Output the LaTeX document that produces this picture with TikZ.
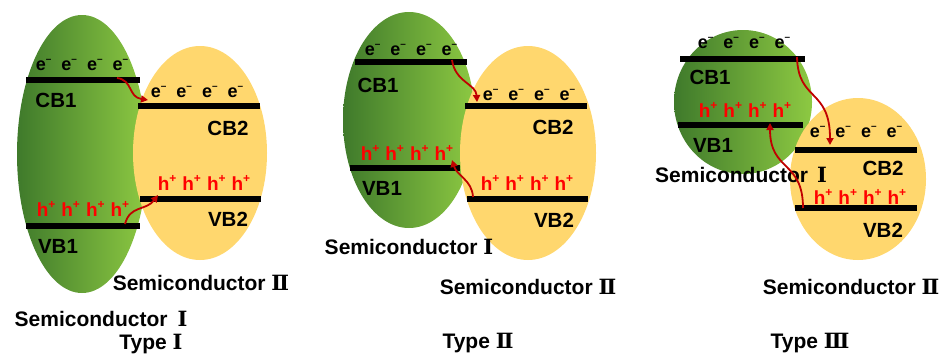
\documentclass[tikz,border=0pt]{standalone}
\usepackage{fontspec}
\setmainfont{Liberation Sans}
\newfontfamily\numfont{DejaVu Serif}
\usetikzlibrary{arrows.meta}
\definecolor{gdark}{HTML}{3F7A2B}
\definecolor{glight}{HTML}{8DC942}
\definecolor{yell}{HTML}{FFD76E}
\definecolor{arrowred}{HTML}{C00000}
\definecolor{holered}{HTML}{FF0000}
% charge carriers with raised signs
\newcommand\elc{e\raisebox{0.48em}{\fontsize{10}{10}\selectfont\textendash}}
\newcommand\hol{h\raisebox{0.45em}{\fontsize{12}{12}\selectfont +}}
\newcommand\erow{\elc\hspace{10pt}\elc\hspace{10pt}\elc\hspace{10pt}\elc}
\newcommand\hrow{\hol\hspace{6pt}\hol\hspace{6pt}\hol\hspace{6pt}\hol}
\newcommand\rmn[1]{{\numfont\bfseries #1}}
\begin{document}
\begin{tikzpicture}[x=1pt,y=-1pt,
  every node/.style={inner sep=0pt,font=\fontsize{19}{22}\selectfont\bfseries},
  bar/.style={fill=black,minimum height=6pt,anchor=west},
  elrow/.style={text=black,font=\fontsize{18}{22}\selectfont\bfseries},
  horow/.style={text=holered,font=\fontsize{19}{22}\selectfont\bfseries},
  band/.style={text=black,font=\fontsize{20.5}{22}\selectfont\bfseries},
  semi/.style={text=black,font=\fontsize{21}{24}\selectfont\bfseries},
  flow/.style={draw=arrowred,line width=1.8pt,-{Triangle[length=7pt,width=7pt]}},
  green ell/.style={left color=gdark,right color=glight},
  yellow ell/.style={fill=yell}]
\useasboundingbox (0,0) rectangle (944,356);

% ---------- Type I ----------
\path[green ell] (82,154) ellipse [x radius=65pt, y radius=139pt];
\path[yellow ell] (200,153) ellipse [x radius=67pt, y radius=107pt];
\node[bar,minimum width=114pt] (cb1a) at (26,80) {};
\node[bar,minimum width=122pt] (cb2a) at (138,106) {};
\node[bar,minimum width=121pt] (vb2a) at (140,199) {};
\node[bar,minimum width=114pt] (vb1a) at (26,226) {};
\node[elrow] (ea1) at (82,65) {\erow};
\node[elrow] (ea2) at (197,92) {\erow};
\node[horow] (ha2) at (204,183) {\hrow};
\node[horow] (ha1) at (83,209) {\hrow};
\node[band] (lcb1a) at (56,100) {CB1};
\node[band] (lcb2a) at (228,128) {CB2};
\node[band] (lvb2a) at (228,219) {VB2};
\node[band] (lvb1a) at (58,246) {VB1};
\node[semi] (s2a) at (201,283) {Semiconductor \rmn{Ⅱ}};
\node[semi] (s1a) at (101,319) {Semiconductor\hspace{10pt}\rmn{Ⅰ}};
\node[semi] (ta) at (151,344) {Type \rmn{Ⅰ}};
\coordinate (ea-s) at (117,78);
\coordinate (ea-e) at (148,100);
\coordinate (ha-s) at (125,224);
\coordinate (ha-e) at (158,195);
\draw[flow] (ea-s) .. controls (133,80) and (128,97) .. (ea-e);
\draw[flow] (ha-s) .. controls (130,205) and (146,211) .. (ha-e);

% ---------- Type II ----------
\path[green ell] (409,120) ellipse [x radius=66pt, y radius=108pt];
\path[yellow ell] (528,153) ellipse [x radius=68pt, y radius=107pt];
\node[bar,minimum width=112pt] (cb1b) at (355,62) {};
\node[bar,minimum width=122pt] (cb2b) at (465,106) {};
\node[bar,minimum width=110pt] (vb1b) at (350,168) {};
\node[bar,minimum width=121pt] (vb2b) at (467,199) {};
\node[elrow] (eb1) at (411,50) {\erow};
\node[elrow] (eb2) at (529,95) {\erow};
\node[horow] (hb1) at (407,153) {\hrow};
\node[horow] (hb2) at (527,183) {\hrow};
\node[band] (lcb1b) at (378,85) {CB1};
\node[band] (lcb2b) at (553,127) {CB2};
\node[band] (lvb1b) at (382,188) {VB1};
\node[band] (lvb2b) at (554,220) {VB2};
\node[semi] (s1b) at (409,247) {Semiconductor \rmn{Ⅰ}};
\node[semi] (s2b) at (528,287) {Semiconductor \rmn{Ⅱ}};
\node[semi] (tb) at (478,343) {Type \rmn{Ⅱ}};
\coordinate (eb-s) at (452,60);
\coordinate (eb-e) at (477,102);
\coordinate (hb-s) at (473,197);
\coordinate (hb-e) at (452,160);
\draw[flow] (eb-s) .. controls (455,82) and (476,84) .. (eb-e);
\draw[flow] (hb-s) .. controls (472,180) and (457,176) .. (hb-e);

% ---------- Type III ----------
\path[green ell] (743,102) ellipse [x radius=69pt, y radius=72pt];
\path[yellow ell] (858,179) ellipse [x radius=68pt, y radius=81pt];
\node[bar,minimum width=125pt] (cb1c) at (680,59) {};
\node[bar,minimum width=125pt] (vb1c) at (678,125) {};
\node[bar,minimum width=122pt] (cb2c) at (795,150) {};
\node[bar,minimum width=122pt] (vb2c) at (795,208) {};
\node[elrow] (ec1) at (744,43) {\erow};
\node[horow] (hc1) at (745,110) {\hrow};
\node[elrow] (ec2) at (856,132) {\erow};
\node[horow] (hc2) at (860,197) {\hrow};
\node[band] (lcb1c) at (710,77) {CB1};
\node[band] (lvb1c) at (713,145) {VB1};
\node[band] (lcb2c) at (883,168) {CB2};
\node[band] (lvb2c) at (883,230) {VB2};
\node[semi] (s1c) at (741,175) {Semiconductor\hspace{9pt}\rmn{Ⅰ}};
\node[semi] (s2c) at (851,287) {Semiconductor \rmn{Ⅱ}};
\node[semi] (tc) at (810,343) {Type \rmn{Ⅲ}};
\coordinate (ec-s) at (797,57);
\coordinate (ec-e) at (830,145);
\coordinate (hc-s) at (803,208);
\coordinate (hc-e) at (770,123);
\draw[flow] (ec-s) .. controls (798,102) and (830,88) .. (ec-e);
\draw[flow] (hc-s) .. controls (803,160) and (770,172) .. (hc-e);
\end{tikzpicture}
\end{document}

» **What the exercise asks**
Please quote the lines of the material, beginning with the first and ending with the one that contains "(0,0) rectangle (944,356);", exactly as written and without any pictures.

» **Response below**
Output the LaTeX document that produces this picture with TikZ.
\documentclass[tikz,border=0pt]{standalone}
\usepackage{fontspec}
\setmainfont{Liberation Sans}
\newfontfamily\numfont{DejaVu Serif}
\usetikzlibrary{arrows.meta}
\definecolor{gdark}{HTML}{3F7A2B}
\definecolor{glight}{HTML}{8DC942}
\definecolor{yell}{HTML}{FFD76E}
\definecolor{arrowred}{HTML}{C00000}
\definecolor{holered}{HTML}{FF0000}
% charge carriers with raised signs
\newcommand\elc{e\raisebox{0.48em}{\fontsize{10}{10}\selectfont\textendash}}
\newcommand\hol{h\raisebox{0.45em}{\fontsize{12}{12}\selectfont +}}
\newcommand\erow{\elc\hspace{10pt}\elc\hspace{10pt}\elc\hspace{10pt}\elc}
\newcommand\hrow{\hol\hspace{6pt}\hol\hspace{6pt}\hol\hspace{6pt}\hol}
\newcommand\rmn[1]{{\numfont\bfseries #1}}
\begin{document}
\begin{tikzpicture}[x=1pt,y=-1pt,
  every node/.style={inner sep=0pt,font=\fontsize{19}{22}\selectfont\bfseries},
  bar/.style={fill=black,minimum height=6pt,anchor=west},
  elrow/.style={text=black,font=\fontsize{18}{22}\selectfont\bfseries},
  horow/.style={text=holered,font=\fontsize{19}{22}\selectfont\bfseries},
  band/.style={text=black,font=\fontsize{20.5}{22}\selectfont\bfseries},
  semi/.style={text=black,font=\fontsize{21}{24}\selectfont\bfseries},
  flow/.style={draw=arrowred,line width=1.8pt,-{Triangle[length=7pt,width=7pt]}},
  green ell/.style={left color=gdark,right color=glight},
  yellow ell/.style={fill=yell}]
\useasboundingbox (0,0) rectangle (944,356);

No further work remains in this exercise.